» **Written task**
All lines from the beginning of the listing through the line with "250, 300, 350];" are to be copied word for word; the pictures are not.

----- Information supplied

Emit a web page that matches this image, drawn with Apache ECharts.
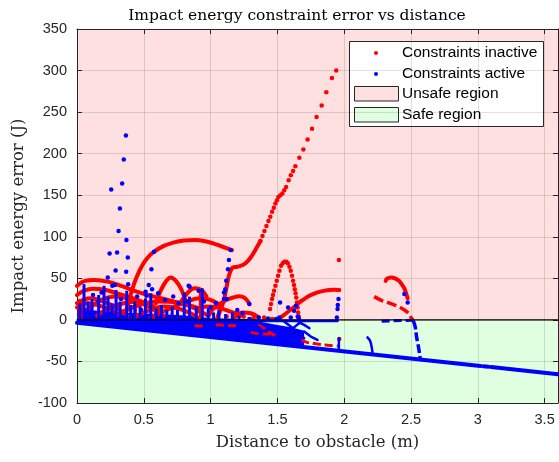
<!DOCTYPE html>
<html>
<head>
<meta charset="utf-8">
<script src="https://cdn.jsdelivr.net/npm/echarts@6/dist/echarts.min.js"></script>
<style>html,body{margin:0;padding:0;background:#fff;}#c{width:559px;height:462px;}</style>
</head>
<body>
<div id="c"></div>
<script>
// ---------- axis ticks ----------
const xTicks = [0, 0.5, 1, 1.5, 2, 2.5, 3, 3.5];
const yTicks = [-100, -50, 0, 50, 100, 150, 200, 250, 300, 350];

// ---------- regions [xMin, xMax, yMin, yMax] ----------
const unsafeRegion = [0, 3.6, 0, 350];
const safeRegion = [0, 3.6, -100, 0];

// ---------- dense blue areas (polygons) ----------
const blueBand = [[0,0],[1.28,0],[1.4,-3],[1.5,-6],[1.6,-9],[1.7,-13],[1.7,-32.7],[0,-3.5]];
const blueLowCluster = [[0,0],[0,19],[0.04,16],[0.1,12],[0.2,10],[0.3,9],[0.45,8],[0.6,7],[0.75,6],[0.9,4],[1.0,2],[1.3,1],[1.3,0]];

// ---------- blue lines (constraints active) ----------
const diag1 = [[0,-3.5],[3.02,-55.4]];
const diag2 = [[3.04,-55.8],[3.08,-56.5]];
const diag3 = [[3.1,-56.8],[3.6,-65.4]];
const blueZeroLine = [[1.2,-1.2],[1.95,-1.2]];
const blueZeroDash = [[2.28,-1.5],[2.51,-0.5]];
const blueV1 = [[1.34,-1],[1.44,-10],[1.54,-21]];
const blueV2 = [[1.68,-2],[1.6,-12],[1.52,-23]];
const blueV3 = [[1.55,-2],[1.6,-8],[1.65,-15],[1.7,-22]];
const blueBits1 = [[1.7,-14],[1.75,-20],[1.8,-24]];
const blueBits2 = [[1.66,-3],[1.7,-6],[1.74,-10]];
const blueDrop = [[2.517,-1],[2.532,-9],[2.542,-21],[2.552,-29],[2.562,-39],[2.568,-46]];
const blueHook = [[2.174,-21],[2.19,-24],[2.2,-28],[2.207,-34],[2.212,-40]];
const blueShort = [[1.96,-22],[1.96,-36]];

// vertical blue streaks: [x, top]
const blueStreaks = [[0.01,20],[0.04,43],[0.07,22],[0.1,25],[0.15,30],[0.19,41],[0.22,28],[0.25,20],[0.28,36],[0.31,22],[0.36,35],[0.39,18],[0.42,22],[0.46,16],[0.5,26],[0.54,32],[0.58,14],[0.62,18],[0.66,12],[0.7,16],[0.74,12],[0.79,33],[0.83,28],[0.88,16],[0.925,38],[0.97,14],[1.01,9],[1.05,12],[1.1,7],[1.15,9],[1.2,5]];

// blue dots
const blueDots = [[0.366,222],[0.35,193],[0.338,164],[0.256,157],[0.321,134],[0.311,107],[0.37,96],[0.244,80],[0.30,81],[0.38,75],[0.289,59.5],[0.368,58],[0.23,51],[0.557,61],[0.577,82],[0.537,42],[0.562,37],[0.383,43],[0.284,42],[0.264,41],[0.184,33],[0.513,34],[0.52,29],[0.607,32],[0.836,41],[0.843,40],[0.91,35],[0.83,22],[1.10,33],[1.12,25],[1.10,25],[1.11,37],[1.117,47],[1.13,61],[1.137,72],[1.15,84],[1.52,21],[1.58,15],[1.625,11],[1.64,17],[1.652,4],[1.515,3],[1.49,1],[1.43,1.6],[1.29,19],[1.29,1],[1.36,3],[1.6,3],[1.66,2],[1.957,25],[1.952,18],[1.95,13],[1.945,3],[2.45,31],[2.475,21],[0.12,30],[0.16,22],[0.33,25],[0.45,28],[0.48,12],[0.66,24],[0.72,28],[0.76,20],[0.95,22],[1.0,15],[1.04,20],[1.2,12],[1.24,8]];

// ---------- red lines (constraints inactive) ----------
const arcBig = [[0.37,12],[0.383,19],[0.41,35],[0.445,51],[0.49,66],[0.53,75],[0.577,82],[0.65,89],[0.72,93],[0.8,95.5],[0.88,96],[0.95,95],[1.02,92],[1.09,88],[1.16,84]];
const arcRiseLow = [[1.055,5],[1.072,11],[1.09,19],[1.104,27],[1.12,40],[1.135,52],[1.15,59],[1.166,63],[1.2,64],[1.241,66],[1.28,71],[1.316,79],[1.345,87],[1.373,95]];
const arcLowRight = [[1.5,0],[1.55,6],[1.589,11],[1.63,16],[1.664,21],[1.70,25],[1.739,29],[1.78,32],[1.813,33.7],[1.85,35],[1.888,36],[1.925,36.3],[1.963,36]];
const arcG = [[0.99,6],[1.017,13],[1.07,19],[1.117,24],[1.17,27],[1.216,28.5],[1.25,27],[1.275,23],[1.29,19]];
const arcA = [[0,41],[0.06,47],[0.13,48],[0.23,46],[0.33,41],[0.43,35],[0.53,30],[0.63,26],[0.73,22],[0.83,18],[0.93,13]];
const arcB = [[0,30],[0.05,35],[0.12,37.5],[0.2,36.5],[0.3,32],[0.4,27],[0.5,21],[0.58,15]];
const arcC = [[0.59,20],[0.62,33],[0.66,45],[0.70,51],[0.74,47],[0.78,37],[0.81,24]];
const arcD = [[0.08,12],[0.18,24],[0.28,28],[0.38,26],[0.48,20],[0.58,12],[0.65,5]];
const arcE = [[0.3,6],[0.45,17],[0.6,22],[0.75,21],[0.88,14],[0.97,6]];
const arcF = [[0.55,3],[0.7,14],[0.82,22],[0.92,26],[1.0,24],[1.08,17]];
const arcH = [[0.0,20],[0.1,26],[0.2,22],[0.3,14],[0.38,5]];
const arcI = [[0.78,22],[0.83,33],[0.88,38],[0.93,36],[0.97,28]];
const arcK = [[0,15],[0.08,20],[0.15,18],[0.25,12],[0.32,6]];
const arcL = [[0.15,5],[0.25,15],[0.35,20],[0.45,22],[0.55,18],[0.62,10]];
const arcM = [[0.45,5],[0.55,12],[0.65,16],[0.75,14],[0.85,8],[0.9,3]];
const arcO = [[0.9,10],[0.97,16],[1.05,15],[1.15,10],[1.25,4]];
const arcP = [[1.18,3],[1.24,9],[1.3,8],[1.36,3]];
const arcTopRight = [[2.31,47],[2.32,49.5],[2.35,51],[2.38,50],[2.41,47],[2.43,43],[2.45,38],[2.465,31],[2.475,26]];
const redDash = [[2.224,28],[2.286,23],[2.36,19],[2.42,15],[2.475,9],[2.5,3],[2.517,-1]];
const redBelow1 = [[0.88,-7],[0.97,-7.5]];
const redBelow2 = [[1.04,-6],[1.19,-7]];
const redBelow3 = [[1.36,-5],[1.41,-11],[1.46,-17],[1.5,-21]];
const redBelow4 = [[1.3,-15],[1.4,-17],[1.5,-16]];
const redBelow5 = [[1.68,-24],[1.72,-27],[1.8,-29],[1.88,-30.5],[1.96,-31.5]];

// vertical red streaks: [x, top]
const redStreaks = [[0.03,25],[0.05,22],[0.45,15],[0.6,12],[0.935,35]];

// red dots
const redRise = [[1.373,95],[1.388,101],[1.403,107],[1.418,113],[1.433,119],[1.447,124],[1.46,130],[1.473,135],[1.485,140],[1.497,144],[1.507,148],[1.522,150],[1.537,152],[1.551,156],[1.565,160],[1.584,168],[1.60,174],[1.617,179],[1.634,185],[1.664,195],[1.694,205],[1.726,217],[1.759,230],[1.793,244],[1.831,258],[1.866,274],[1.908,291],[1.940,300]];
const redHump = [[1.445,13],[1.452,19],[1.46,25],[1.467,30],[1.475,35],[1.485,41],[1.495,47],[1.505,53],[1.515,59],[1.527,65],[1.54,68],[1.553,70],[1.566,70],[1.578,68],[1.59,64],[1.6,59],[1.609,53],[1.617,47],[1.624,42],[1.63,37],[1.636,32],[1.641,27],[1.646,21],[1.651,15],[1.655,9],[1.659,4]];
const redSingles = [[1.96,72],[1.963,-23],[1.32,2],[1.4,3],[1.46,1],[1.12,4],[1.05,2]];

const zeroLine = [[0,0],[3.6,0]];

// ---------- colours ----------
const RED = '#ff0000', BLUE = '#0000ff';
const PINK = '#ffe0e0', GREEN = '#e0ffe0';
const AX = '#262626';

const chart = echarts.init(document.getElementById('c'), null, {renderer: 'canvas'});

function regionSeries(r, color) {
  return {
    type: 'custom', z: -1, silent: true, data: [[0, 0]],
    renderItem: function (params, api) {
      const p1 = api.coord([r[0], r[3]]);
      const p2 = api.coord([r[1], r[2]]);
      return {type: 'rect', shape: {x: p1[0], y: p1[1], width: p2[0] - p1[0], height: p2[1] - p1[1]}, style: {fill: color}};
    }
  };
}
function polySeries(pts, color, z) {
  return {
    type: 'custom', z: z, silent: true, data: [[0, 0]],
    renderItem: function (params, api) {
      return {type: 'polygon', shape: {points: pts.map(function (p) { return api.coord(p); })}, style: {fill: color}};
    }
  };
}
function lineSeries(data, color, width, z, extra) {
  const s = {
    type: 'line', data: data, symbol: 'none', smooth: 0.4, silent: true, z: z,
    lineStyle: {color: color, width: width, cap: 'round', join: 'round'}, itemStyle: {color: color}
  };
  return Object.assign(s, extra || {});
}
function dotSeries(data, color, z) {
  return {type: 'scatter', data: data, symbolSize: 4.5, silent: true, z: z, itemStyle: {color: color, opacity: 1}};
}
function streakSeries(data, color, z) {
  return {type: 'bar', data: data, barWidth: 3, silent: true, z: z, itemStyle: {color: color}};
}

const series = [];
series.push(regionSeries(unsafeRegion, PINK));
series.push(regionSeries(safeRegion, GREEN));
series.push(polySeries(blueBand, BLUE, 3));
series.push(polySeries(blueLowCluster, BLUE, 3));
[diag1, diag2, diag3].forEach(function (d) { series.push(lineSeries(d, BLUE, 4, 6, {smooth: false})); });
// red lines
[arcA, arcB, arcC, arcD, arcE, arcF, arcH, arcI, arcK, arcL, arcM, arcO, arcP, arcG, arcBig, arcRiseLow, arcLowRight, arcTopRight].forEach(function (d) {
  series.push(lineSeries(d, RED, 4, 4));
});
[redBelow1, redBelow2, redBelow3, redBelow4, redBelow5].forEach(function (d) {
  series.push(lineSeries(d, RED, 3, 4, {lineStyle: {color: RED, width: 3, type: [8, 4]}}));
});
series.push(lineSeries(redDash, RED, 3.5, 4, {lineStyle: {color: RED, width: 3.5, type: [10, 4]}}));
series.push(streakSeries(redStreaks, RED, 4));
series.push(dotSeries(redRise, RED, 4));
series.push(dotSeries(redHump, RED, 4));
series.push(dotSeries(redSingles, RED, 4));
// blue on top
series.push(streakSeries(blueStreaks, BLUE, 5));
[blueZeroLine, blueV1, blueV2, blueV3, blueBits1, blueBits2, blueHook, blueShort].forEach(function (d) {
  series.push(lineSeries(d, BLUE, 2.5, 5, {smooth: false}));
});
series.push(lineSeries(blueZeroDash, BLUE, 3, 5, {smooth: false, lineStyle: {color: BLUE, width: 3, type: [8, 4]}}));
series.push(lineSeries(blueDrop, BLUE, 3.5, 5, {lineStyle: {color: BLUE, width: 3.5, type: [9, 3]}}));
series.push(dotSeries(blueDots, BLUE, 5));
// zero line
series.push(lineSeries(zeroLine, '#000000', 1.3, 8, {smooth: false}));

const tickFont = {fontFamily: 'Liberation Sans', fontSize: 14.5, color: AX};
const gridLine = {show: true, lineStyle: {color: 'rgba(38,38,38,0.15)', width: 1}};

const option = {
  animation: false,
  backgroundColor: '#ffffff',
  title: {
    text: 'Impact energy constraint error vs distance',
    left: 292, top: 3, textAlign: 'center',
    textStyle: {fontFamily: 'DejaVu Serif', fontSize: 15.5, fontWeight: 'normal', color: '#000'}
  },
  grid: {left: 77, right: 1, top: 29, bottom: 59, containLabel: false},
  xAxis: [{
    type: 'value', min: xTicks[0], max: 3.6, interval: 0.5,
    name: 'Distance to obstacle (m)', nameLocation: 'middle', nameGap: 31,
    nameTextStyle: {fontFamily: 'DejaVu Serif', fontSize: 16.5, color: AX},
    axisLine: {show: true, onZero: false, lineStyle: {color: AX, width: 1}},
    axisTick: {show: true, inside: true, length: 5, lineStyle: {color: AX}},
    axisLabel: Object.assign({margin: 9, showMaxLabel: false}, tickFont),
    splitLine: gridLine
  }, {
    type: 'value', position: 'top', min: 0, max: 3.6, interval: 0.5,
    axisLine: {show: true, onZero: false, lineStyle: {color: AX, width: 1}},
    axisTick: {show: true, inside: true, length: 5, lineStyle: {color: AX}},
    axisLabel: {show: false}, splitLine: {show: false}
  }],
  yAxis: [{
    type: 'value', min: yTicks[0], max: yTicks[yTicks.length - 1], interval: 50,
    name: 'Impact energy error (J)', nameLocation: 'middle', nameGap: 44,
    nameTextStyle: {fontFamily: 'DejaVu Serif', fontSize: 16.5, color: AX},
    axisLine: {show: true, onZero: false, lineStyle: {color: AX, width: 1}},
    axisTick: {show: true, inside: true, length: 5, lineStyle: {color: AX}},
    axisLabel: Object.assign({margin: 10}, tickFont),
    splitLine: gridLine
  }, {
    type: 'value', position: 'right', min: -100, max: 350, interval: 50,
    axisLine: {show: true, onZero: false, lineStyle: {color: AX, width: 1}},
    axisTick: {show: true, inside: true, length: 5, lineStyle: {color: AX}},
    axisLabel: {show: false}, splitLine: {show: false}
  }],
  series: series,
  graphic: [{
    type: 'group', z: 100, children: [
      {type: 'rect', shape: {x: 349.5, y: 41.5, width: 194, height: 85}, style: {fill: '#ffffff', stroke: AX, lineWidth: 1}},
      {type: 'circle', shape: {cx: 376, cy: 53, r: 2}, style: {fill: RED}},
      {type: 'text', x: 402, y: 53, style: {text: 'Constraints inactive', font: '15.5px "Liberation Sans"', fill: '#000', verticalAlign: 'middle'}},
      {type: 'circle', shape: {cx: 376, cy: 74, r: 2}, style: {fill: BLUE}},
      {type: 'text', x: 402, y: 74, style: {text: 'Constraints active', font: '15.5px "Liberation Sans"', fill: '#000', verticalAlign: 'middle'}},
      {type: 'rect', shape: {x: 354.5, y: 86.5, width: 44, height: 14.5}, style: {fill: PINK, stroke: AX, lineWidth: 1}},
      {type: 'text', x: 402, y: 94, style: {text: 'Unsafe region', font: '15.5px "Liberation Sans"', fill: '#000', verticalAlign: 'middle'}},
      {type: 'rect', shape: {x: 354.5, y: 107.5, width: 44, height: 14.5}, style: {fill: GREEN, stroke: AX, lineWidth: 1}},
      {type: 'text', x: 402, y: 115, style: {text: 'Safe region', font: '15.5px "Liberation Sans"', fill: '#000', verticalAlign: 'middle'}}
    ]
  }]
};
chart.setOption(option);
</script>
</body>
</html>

----------

» **Solution for this problem**
Emit a web page that matches this image, drawn with Apache ECharts.
<!DOCTYPE html>
<html>
<head>
<meta charset="utf-8">
<script src="https://cdn.jsdelivr.net/npm/echarts@6/dist/echarts.min.js"></script>
<style>html,body{margin:0;padding:0;background:#fff;}#c{width:559px;height:462px;}</style>
</head>
<body>
<div id="c"></div>
<script>
// ---------- axis ticks ----------
const xTicks = [0, 0.5, 1, 1.5, 2, 2.5, 3, 3.5];
const yTicks = [-100, -50, 0, 50, 100, 150, 200, 250, 300, 350];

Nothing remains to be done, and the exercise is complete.